According to Michigan’s proposed legislation, a judge must grant a request before any weapons can be seized. Wittenberg said he worked alongside Oakland County Sheriff Michael Bouchard, a former Republican candidate for U.S. Senate, who recommended that penalties for presenting false evidence be treated the same as filing a false police report.
“Given this fact, it makes sense to pass legislation to intervene for those who are a danger to themselves and others,” said Bouchard last year when Wittenberg introduced the bills.
Rep. Ryan Berman (a Temple Israel member), Republican in the 39th District, said he agrees, in general, that individuals who pose a clear threat to themselves or others should not possess firearms for the safety of the community. However, he does not think the legislation, as currently written, is the best route to achieve this goal.

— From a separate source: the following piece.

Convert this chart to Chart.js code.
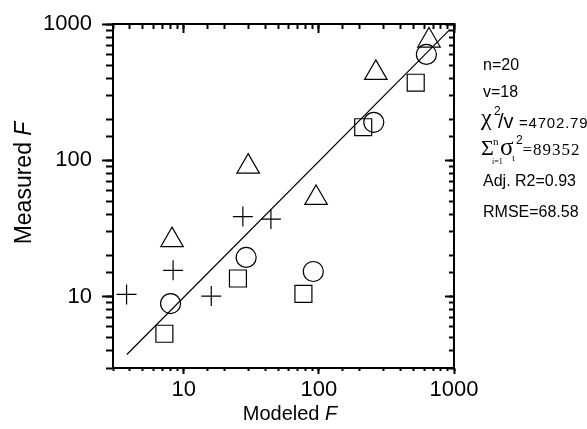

“We must protect the Second Amendment rights of all law-abiding citizens to own and use firearms, but it is also important to prevent acts of violence,” Berman said. “My focus is on the real root cause of this issue, which is our broken mental health system. We should remain committed to finding solutions that improve the health and safety of our state.”
Since the Parkland shooting, nine states — including Florida — passed Red Flag laws allowing police or household members to seek court orders requiring people deemed threatening to temporarily surrender their guns. Fourteen states now have Red Flag laws.
As Michigan laws stand now, law enforcement cannot take away someone’s weapons until a crime has been committed.
There were 1,223 gun deaths in Michigan in 2016, which is the highest since 1999, when the CDC began posting data on its website. Almost 60 percent of the deaths were suicides.
While progress on gun control legislation is slow at the federal level, Wittenberg and Manoogian are encouraged there is some traction and a swaying of public opinion as these laws get passed by the states.
Wittenberg added that because the NRA spends more money lobbying federal rather than state legislators, there is a bigger chance of “moving the needle” in places like Lansing over Washington.
“The needle is moving slowly, but it is moving,” he said.